As Such The Late Col. J. M. Duns-
more Was One of Two Male Officials.

(By the Associated Press)

Thayer, Kans., Mar. 25–Aside from the distinction he acquired during the Populist reign in Kansas in the early 90’s, when he was nic-named "The Bald Hornet of Neosho," Col. J. M. Dunsmore, who died at his home here on March 12, came back into the limelight a year ago when he was a candidate for mayor in the famous city election here in which a complete ticket of women headed by Mrs. Abby Howe Forest, swept all before them. Dunsmore, a veteran of many fierce political struggles saw the "handwriting on the wall" however, and before the ballots were cast withdrew as a candidate. Mrs. Forest had the field to herself in the mayoralty contest. Subsequently, Colonel Dunsmore was appointed city attorney by Mayor Forest. He was the only man, aside from the marshal, and the Thayer official municipal staff at the time of his death.

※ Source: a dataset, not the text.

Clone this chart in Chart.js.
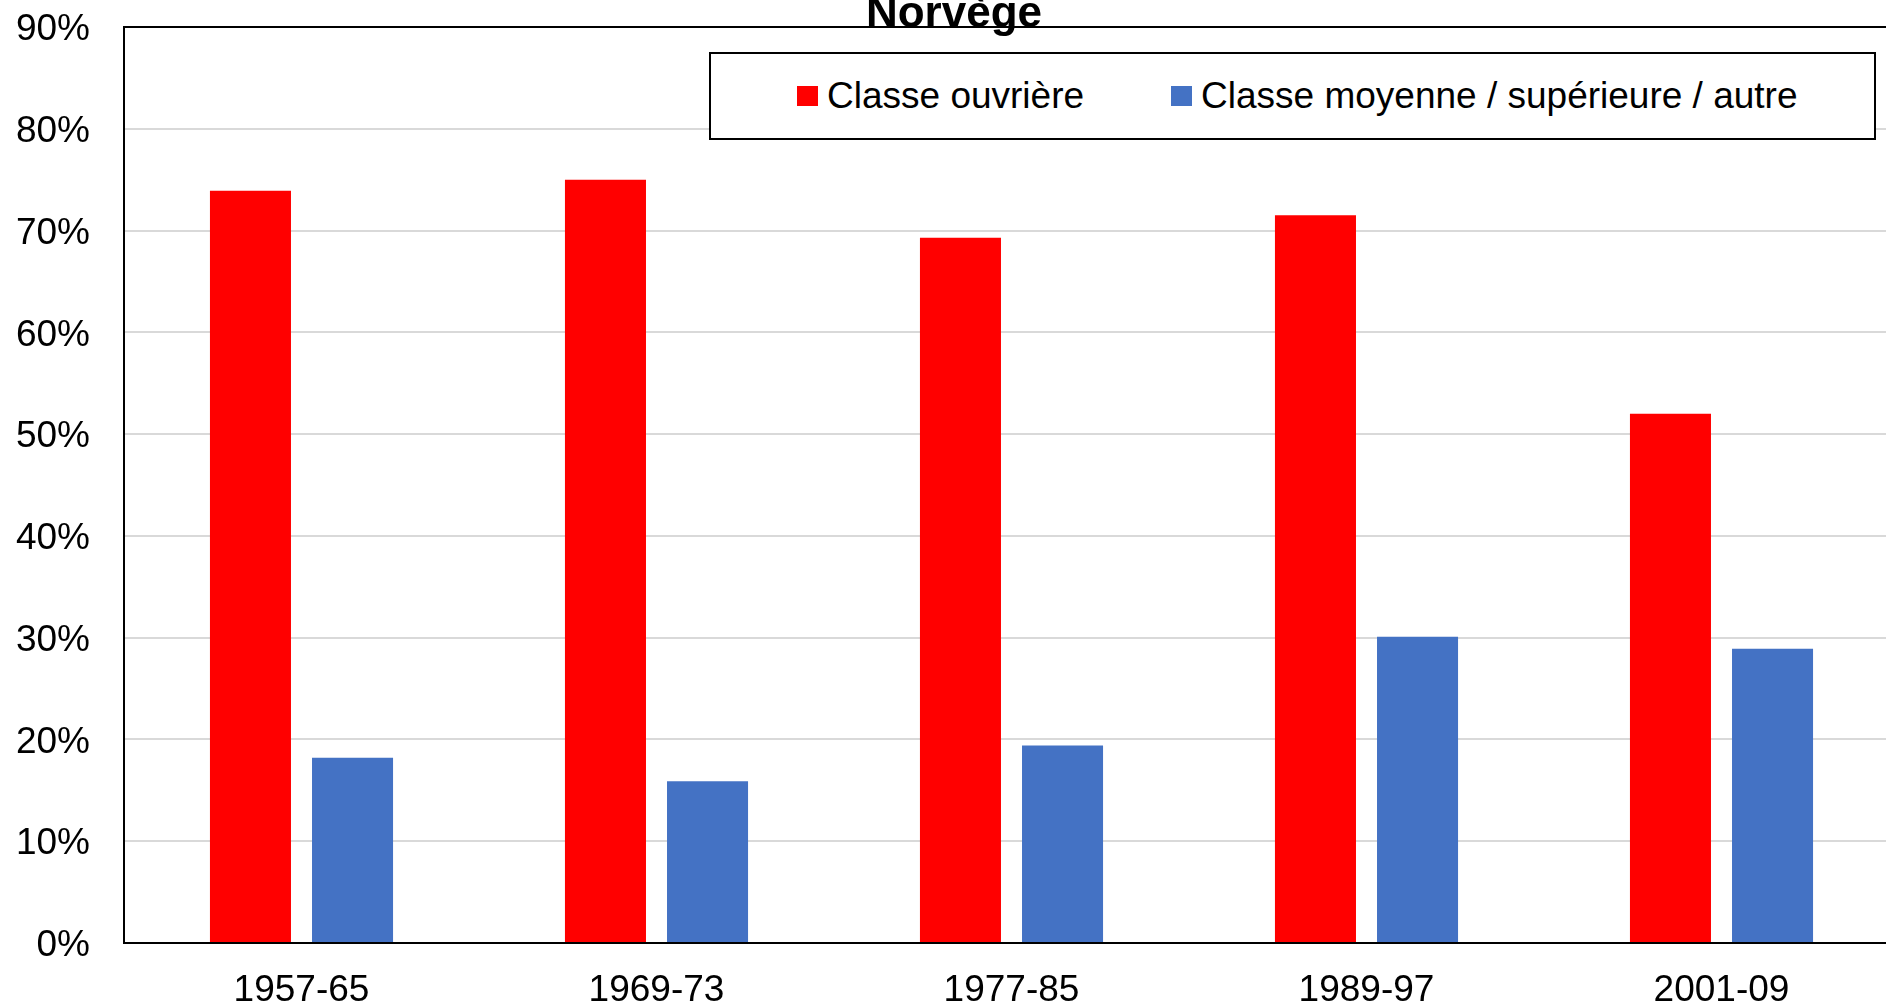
<!DOCTYPE html>
<html>
<head>
<meta charset="utf-8">
<script src="https://cdn.jsdelivr.net/npm/chart.js@4"></script>
<style>
  html, body { margin: 0; padding: 0; background: #fff; overflow: hidden; }
  body { width: 1886px; height: 1003px; position: relative; font-family: "Liberation Sans", Arial, sans-serif; }
  #wrap { position: absolute; left: 0; top: 0; width: 1900px; height: 1003px; }
  #title { position: absolute; left: 954px; top: -10px; transform: translateX(-50%); font-size: 44px; font-weight: bold; line-height: 44px; white-space: nowrap; }
  #legend { position: absolute; left: 709px; top: 52px; width: 1167px; height: 88px; border: 2px solid #000; background: #fff; display: flex; align-items: center; padding-left: 86px; box-sizing: border-box; font-size: 37px; }
  #legend .item { display: flex; align-items: center; margin-right: 87px; white-space: nowrap; }
  #legend .box { width: 21px; height: 20px; margin-right: 9px; }
</style>
</head>
<body>
<div id="wrap"><canvas id="chart"></canvas></div>
<div id="title">Norvège</div>
<div id="legend"></div>
<script>
const periods = ['1957-65', '1969-73', '1977-85', '1989-97', '2001-09'];
const ouvriere = [73.9, 75.0, 69.3, 71.5, 52.0];
const moyenne = [18.2, 15.9, 19.4, 30.1, 28.9];
const yTicks = [0, 10, 20, 30, 40, 50, 60, 70, 80, 90];

const series = [
  { label: 'Classe ouvrière', data: ouvriere, color: '#ff0000' },
  { label: 'Classe moyenne / supérieure / autre', data: moyenne, color: '#4472c4' }
];

const font = { family: '"Liberation Sans", Arial, sans-serif', size: 37 };

document.getElementById('legend').innerHTML = series.map(s => `
  <div class="item"><div class="box" style="background:${s.color}"></div><span>${s.label}</span></div>`).join('');

new Chart(document.getElementById('chart').getContext('2d'), {
  type: 'bar',
  data: {
    labels: periods,
    datasets: series.map(s => ({
      label: s.label,
      data: s.data,
      backgroundColor: s.color,
      borderWidth: 0,
      categoryPercentage: 0.575,
      barPercentage: 0.794
    }))
  },
  options: {
    responsive: true,
    maintainAspectRatio: false,
    animation: false,
    layout: { padding: { top: 0, right: 1, bottom: 0, left: 0 } },
    plugins: {
      legend: { display: false },
      title: { display: false },
      tooltip: { enabled: false }
    },
    scales: {
      x: {
        grid: { display: false, drawTicks: false },
        border: { color: '#000', width: 2 },
        ticks: { color: '#000', font: font, padding: 26, maxRotation: 0 },
        afterFit: scale => { scale.height = 60; }
      },
      y: {
        min: 0,
        max: 90,
        afterBuildTicks: scale => { scale.ticks = yTicks.map(v => ({ value: v })); },
        grid: {
          drawTicks: false,
          lineWidth: 2,
          color: ctx => ctx.tick && ctx.tick.value === 90 ? '#000' : '#d9d9d9'
        },
        border: { color: '#000', width: 2 },
        ticks: { color: '#000', font: font, padding: 34, labelOffset: 3, callback: v => v + '%' },
        afterFit: scale => { scale.width = 124; scale.paddingTop = 27; scale.paddingBottom = 0; }
      }
    }
  }
});
</script>
</body>
</html>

Colonel Dunsmore was the Populist speaker of the Kansas House of Representatives, during the historic siege of 1893, when both Republican and Populists claimed a majority of members and each party elected a speaker. George L. Douglas, was chosen as speaker by the Republicans and for days this chaotic condition prevailed. Finally on February 15, 1893, after Gov. L. D. Lowellyn had attempted to call out the militia to oust the Republicans, war broke out. The Populists attempted to lock the Republicans out of the hall, and bar them from the state house. En masse the Republican members marched through the guards, battered the heavy oak doors down with a sledge hammer, took possession, the Populists retiring to the basement. After a two day siege in which the Republicans obtained food by hauling it up to the windows with ropes, an armistice was declared. On February 26, the supreme court decided the Republican speaker duly elected and the warfare ended. On February 15, 1921, a reunion of the "Douglas house" was held in Topeka.